Are you prepared to make a contract with God?

I had a recent birthday and, as I get older, one of the ways I constantly renew my contract with God is through thankfulness: remembering to be grateful. Gratitude is a really good way to stay close to God. Practising gratitude is a really positive thing to do emotionally. It’s really good for your wellbeing, which means it’s really good for your relationship with God.

I have a really simple way of practising gratitude: I find a comfortable, quiet place to sit. I have a pair of leather recliner seats in my front room in the Chaplain’s house which are really comfortable, so I choose one of those and get comfy. Often when I sit in those chairs our cat, Pepper, will come and lie on me. I get comfy and I do a mental checklist of everything I have to be grateful for: I live in a lovely city, with great weather for the most part, I live in a nice part of the city (it’s great to be able to walk into town or go to the zoo without worrying about parking), I have a good job, which I actually enjoy, I have a lovely family, I’m in good health: the list goes on! This time of gratitude often leads to a period of meditation, which I find life-giving and energising.

Showing gratitude is a way of renewing my contract with God: I have so much for which to be grateful to God. The thing to remember about God is that God wants to bless us. He actually wants us to be happy and content. In certain parts of Christian history there was almost a sense of guilt if things were going too well. But actually God wants us to be happy. God cares about our wellbeing.

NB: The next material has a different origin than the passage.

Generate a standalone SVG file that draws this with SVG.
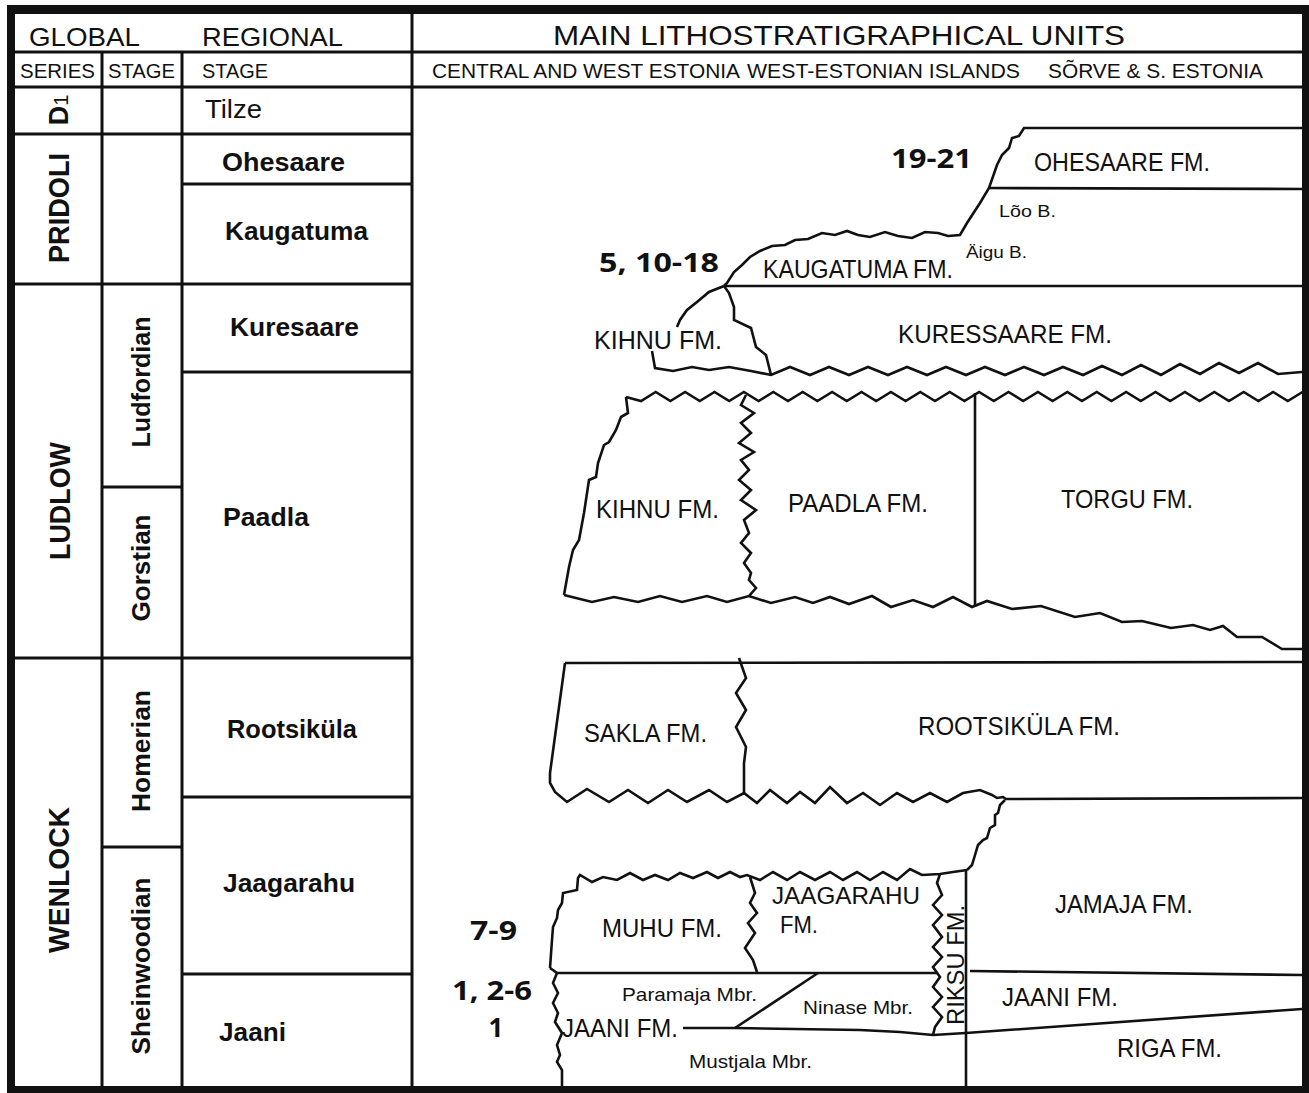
<svg xmlns="http://www.w3.org/2000/svg" width="1309" height="1093" viewBox="0 0 1309 1093">
<style>
.grid{fill:none;stroke:#111;stroke-width:3}
.bd{fill:none;stroke:#111;stroke-width:2.6;stroke-linejoin:miter;stroke-miterlimit:10}
.t{font-family:"Liberation Sans",Arial,sans-serif;fill:#111}
.b{font-weight:bold}
.n{font-family:"Open Sans","Liberation Sans",sans-serif;font-weight:700;fill:#111}
.h1{font-size:26px}
.h2{font-size:19.5px}
.st{font-size:25px}
.fm{font-size:26px}
.sm{font-size:17px}
.mb{font-size:19px}
.num{font-size:26px}
</style>
<rect width="1309" height="1093" fill="#fff"/>
<!-- outer frame -->
<path d="M7,5 H1309 V1093 H7 Z M15,14 H1302 V1086 H15 Z" fill="#111" fill-rule="evenodd"/>
<!-- table grid -->
<g id="grid" class="grid">
<path d="M15,52 H1302 M15,87 H1302 M412,14 V1086 M102,52 V1086 M182,52 V1086"/>
<path d="M15,134 H412 M182,184 H412 M15,284 H412 M182,372 H412 M102,487 H182 M15,658 H412 M182,797 H412 M102,847 H182 M182,974 H412"/>
</g>
<!-- header -->
<g id="header">
<text class="t h1" x="29" y="46" textLength="111" lengthAdjust="spacingAndGlyphs">GLOBAL</text>
<text class="t h1" x="202" y="46" textLength="141" lengthAdjust="spacingAndGlyphs">REGIONAL</text>
<text class="t" font-size="28" x="553" y="45" textLength="572" lengthAdjust="spacingAndGlyphs">MAIN LITHOSTRATIGRAPHICAL UNITS</text>
<text class="t h2" x="20" y="78" textLength="75" lengthAdjust="spacingAndGlyphs">SERIES</text>
<text class="t h2" x="108" y="78" textLength="67" lengthAdjust="spacingAndGlyphs">STAGE</text>
<text class="t h2" x="202" y="78" textLength="66" lengthAdjust="spacingAndGlyphs">STAGE</text>
<text class="t h2" x="432" y="78" textLength="308" lengthAdjust="spacingAndGlyphs">CENTRAL AND WEST ESTONIA</text>
<text class="t h2" x="747" y="78" textLength="273" lengthAdjust="spacingAndGlyphs">WEST-ESTONIAN ISLANDS</text>
<text class="t h2" x="1048" y="78" textLength="215" lengthAdjust="spacingAndGlyphs">SÕRVE &amp; S. ESTONIA</text>
</g>
<!-- series -->
<g id="series">
<text class="t" transform="translate(68,110) rotate(-90)" text-anchor="middle"><tspan font-weight="bold" font-size="27">D</tspan><tspan font-size="20">1</tspan></text>
<text class="t b" font-size="29" transform="translate(69,208) rotate(-90)" text-anchor="middle" textLength="110" lengthAdjust="spacingAndGlyphs">PRIDOLI</text>
<text class="t b" font-size="29" transform="translate(70,501) rotate(-90)" text-anchor="middle" textLength="118" lengthAdjust="spacingAndGlyphs">LUDLOW</text>
<text class="t b" font-size="29" transform="translate(69,880) rotate(-90)" text-anchor="middle" textLength="146" lengthAdjust="spacingAndGlyphs">WENLOCK</text>
</g>
<!-- global stages -->
<g id="stages">
<text class="t b" font-size="26" transform="translate(150,382) rotate(-90)" text-anchor="middle" textLength="131" lengthAdjust="spacingAndGlyphs">Ludfordian</text>
<text class="t b" font-size="26" transform="translate(150,568) rotate(-90)" text-anchor="middle" textLength="107" lengthAdjust="spacingAndGlyphs">Gorstian</text>
<text class="t b" font-size="26" transform="translate(150,751) rotate(-90)" text-anchor="middle" textLength="122" lengthAdjust="spacingAndGlyphs">Homerian</text>
<text class="t b" font-size="26" transform="translate(150,966) rotate(-90)" text-anchor="middle" textLength="177" lengthAdjust="spacingAndGlyphs">Sheinwoodian</text>
</g>
<!-- regional stages -->
<g id="regional">
<text class="t st" x="205" y="118" textLength="57" lengthAdjust="spacingAndGlyphs">Tilze</text>
<text class="t b st" x="222" y="171" textLength="123" lengthAdjust="spacingAndGlyphs">Ohesaare</text>
<text class="t b st" x="225" y="240" textLength="143" lengthAdjust="spacingAndGlyphs">Kaugatuma</text>
<text class="t b st" x="230" y="336" textLength="129" lengthAdjust="spacingAndGlyphs">Kuresaare</text>
<text class="t b st" x="223" y="526" textLength="86" lengthAdjust="spacingAndGlyphs">Paadla</text>
<text class="t b st" x="227" y="738" textLength="130" lengthAdjust="spacingAndGlyphs">Rootsiküla</text>
<text class="t b st" x="223" y="892" textLength="132" lengthAdjust="spacingAndGlyphs">Jaagarahu</text>
<text class="t b st" x="219" y="1041" textLength="67" lengthAdjust="spacingAndGlyphs">Jaani</text>
</g>
<!-- formation boundaries -->
<g id="boundaries" class="bd">
<path d="M1302,128 L1024,128 L1019,136 L1012,138 L1009,148 L1002,155 L997,165 L989,188 L980,203 L967,223 L960,235 L948,236 L938,233 L925,232 L912,238 L898,236 L885,232 L870,237 L858,235 L847,231 L835,235 L822,233 L808,239 L795,240 L785,245 L772,246 L760,251 L750,257 L742,265 L734,272 L727,283 L724,286"/>
<path d="M989,188 L1302,189"/>
<path d="M724,286 L1302,286"/>
<path d="M724,286 L709,292 L697,302 L687,310 L680,320 L677,327"/>
<path d="M652,351 L655,368 L673,371 L692,367 L709,370 L729,367 L751,371 L771,375 L790,367 L810,375 L829,367 L849,375 L868,367 L888,375 L907,367 L927,375 L946,367 L966,375 L985,367 L1005,375 L1024,367 L1044,375 L1063,367 L1083,375 L1102,366 L1122,375 L1141,365 L1161,375 L1180,364 L1200,374 L1219,363 L1239,373 L1258,363 L1278,374 L1302,372"/>
<path d="M724,286 L729,293 L734,307 L734,320 L751,328 L756,347 L766,355 L771,375"/>
<path d="M626,397 l15,4 l14.7,-9 14.7,9 14.7,-9 14.7,9 14.7,-9 14.7,9 14.7,-9 14.7,9 14.7,-9 14.7,9 14.7,-9 14.7,9 14.7,-9 14.7,9 14.7,-9 14.7,9 14.7,-9 14.7,9 14.7,-9 14.7,9 14.7,-9 14.7,9 14.7,-9 14.7,9 14.7,-9 14.7,9 14.7,-9 14.7,9 14.7,-9 14.7,9 14.7,-9 14.7,9 14.7,-9 14.7,9 14.7,-9 14.7,9 14.7,-9 14.7,9 14.7,-9 14.7,9 14.7,-9 14.7,9 14.7,-9 14.7,9 14.7,-9"/>
<path d="M626,397 L628,413 L621,417 L616,430 L609,442 L604,445 L598,463 L596,477 L589,480 L584,513 L579,540 L573,550 L569,567 L564,595"/>
<path d="M564,595 L592,602 L614,597 L638,602 L660,596 L682,602 L707,596 L727,602 L749,596 L771,603 L795,597 L813,603 L830,597 L849,604 L872,596 L891,607 L913,600 L933,607 L953,597 L972,607 L987,601 L1012,609 L1041,606 L1075,617 L1100,613 L1122,622 L1142,621 L1171,628 L1193,625 L1210,630 L1223,626 L1237,637 L1262,637 L1282,649 L1302,649"/>
<path d="M746,395 L741,405 L754,413 L741,423 L751,433 L739,443 L754,452 L741,460 L749,470 L739,480 L751,490 L741,500 L756,510 L744,520 L749,533 L741,543 L751,553 L744,563 L751,573 L749,580 L756,588 L749,596"/>
<path d="M975,393 L975,607"/>
<path d="M565,663 L1302,662"/>
<path d="M565,663 L550,773 L550,783 L555,792 L567,802 L587,789 L609,802 L628,790 L648,803 L668,790 L687,802 L709,790 L727,802 L744,793 L757,803 L770,790 L787,803 L800,792 L815,803 L830,787 L847,803 L863,793 L880,805 L897,793 L913,802 L930,793 L947,802 L963,793 L980,790 L992,795 L997,798 L1003,797 L1006,799 L1302,798"/>
<path d="M739,658 L746,678 L736,693 L746,710 L736,727 L746,747 L744,763 L744,793"/>
<path d="M1005,800 L1000,805 L998,813 L995,815 L995,825 L990,828 L987,838 L983,840 L978,845 L975,855 L972,865 L967,870"/>
<path d="M550,968 L552,940 L553,927 L557,918 L558,910 L562,903 L563,893 L577,890 L578,878 L580,875 L592,882 L603,877 L617,880 L630,873 L643,880 L655,875 L668,880 L680,873 L693,878 L707,872 L718,878 L730,872 L740,877 L747,875 L760,880 L773,872 L787,880 L800,872 L815,880 L830,872 L843,880 L857,872 L870,880 L883,872 L897,880 L910,869 L922,875 L940,874 L953,872 L967,870"/>
<path d="M750,877 L755,893 L750,903 L757,913 L748,923 L755,933 L745,948 L753,960 L757,972"/>
<path d="M940,874 L937,883 L942,895 L933,905 L942,915 L933,925 L942,937 L933,947 L942,957 L933,967 L940,977 L933,987 L942,997 L933,1007 L942,1017 L935,1027 L933,1035"/>
<path d="M966,870 L966,1087"/>
<path d="M557,973 L937,973"/>
<path d="M970,971 L1302,975"/>
<path d="M550,968 L557,973 L553,983 L558,993 L553,1003 L558,1013 L555,1022 L562,1033 L557,1045 L560,1055 L557,1062 L562,1070 L562,1087"/>
<path d="M683,1028 L735,1028 L860,1030 L900,1032 L933,1035 L966,1033 L1302,1009"/>
<path d="M735,1028 L818,973"/>
</g>
<!-- formation labels -->
<g id="formations">
<text class="t fm" x="1034" y="171" textLength="176" lengthAdjust="spacingAndGlyphs">OHESAARE FM.</text>
<text class="t sm" x="999" y="217" textLength="57" lengthAdjust="spacingAndGlyphs">Lõo B.</text>
<text class="t fm" x="763" y="278" textLength="190" lengthAdjust="spacingAndGlyphs">KAUGATUMA FM.</text>
<text class="t sm" x="966" y="258" textLength="61" lengthAdjust="spacingAndGlyphs">Äigu B.</text>
<text class="t fm" x="594" y="349" textLength="128" lengthAdjust="spacingAndGlyphs">KIHNU FM.</text>
<text class="t fm" x="898" y="343" textLength="214" lengthAdjust="spacingAndGlyphs">KURESSAARE FM.</text>
<text class="t fm" x="596" y="518" textLength="123" lengthAdjust="spacingAndGlyphs">KIHNU FM.</text>
<text class="t fm" x="788" y="512" textLength="140" lengthAdjust="spacingAndGlyphs">PAADLA FM.</text>
<text class="t fm" x="1061" y="508" textLength="132" lengthAdjust="spacingAndGlyphs">TORGU FM.</text>
<text class="t fm" x="584" y="742" textLength="123" lengthAdjust="spacingAndGlyphs">SAKLA FM.</text>
<text class="t fm" x="918" y="735" textLength="202" lengthAdjust="spacingAndGlyphs">ROOTSIKÜLA FM.</text>
<text class="t fm" x="602" y="937" textLength="120" lengthAdjust="spacingAndGlyphs">MUHU FM.</text>
<text class="t" font-size="24" x="772" y="904" textLength="148" lengthAdjust="spacingAndGlyphs">JAAGARAHU</text>
<text class="t" font-size="24" x="780" y="933" textLength="38" lengthAdjust="spacingAndGlyphs">FM.</text>
<text class="t fm" x="1055" y="913" textLength="138" lengthAdjust="spacingAndGlyphs">JAMAJA FM.</text>
<text class="t" font-size="23" transform="translate(964,965) rotate(-90)" text-anchor="middle" textLength="120" lengthAdjust="spacingAndGlyphs">RIKSU FM.</text>
<text class="t mb" x="622" y="1001" textLength="135" lengthAdjust="spacingAndGlyphs">Paramaja Mbr.</text>
<text class="t mb" x="803" y="1014" textLength="110" lengthAdjust="spacingAndGlyphs">Ninase Mbr.</text>
<text class="t fm" x="562" y="1037" textLength="116" lengthAdjust="spacingAndGlyphs">JAANI FM.</text>
<text class="t mb" x="689" y="1068" textLength="123" lengthAdjust="spacingAndGlyphs">Mustjala Mbr.</text>
<text class="t fm" x="1002" y="1006" textLength="116" lengthAdjust="spacingAndGlyphs">JAANI FM.</text>
<text class="t fm" x="1117" y="1057" textLength="105" lengthAdjust="spacingAndGlyphs">RIGA FM.</text>
</g>
<!-- sample numbers -->
<g id="numbers">
<text class="n num" x="891" y="168" textLength="81" lengthAdjust="spacingAndGlyphs">19-21</text>
<text class="n num" x="599" y="272" textLength="120" lengthAdjust="spacingAndGlyphs">5, 10-18</text>
<text class="n num" x="470" y="940" textLength="47" lengthAdjust="spacingAndGlyphs">7-9</text>
<text class="n num" x="452" y="1000" textLength="80" lengthAdjust="spacingAndGlyphs">1, 2-6</text>
<text class="n num" x="496" y="1037" text-anchor="middle">1</text>
</g>
</svg>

The contract side of the relationship, the trade-off if you like, is that we are to be generous and serve others. That’s the “love your neighbour” side of our deal with God. God is generous to us and we are to be generous to others. That’s the deal. That’s the requirement of us. Gratitude then is what motivates and inspires us to do God’s work, which is caring for others.

Are you prepared to make a contract with God? I promise you, you won’t be disappointed.